Companies can lose up to 50% of their prospects through a bad onboarding experience, but convenience and conversion need to be balanced with compliance requirements for data collection and verification.
Polymath: Why is user growth so expensive for fintechs?
Julian: Attention isn't scarce online, but personal data (about preferences and interests) is. It’s a data treasure for ad companies and drives up targeting costs. As a result, gaining new users is extremely expensive.
On the one hand, we need to find solutions that put users in the driver seat, and let them decide if they want their data available for targeting and in what capacity. But regardless of the model, companies paying to find and attract prospects, can’t afford to lose them at the finish line.
Polymath: What challenges do fintech companies have in delivering on customer expectations?

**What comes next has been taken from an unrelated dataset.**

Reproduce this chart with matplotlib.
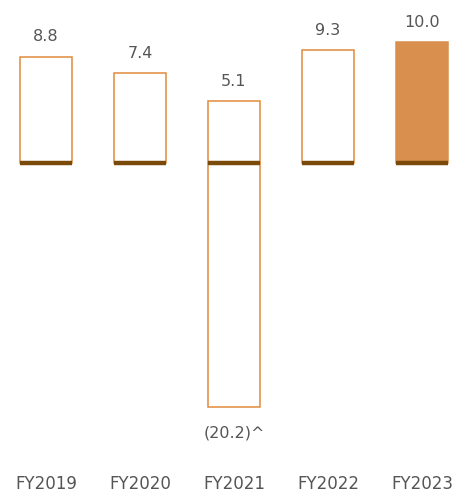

Julian: If you greet a new customer in your store you wouldn’t start by asking for their passport information — but this is the reality for fintech companies. Unlike many other business verticals, fintechs need their customer to go through an often comprehensive identity verification check before converting. So how can you make this process as pleasant as possible?
Data scarcity is an important factor: how can I ask as little as possible from the user while getting what I need? In an ideal world, we’d only check what’s important to us and then forget it right away. Fortunately, a lot of the checks that need to be conducted are pass or fail, which allows us to check the data and transcribe what’s needed to chain, without ever storing anything sensitive.
Unlike many other business verticals, fintechs need their customer to go through an often comprehensive identity verification check before converting.
Polymath: Most blockchains were built for pseudonymity. How does that fit with identity verification requirements baked into the broader financial system?
Julian: Imagine going to a bar in your early 20s—it's a real-world example of a pseudonymous system. You are being asked to flash your ID card, but only the necessary information is checked. The bouncer doesn't take a copy of your ID and very likely forgets you five minutes later. If you’re over the age limit you can pass. This filter is what society thinks should be in place. In a decentralized identity system, you can even avoid being checked a second time and store your data on your own wallet, just like your ID.
Onboarding is the first touchpoint with your business. People extrapolate information to paint a picture of the service: Is it trustworthy? Is it fun to use? The slightest sign that the answer is ‘no’ will factor into their decision to give it a try or leave the process.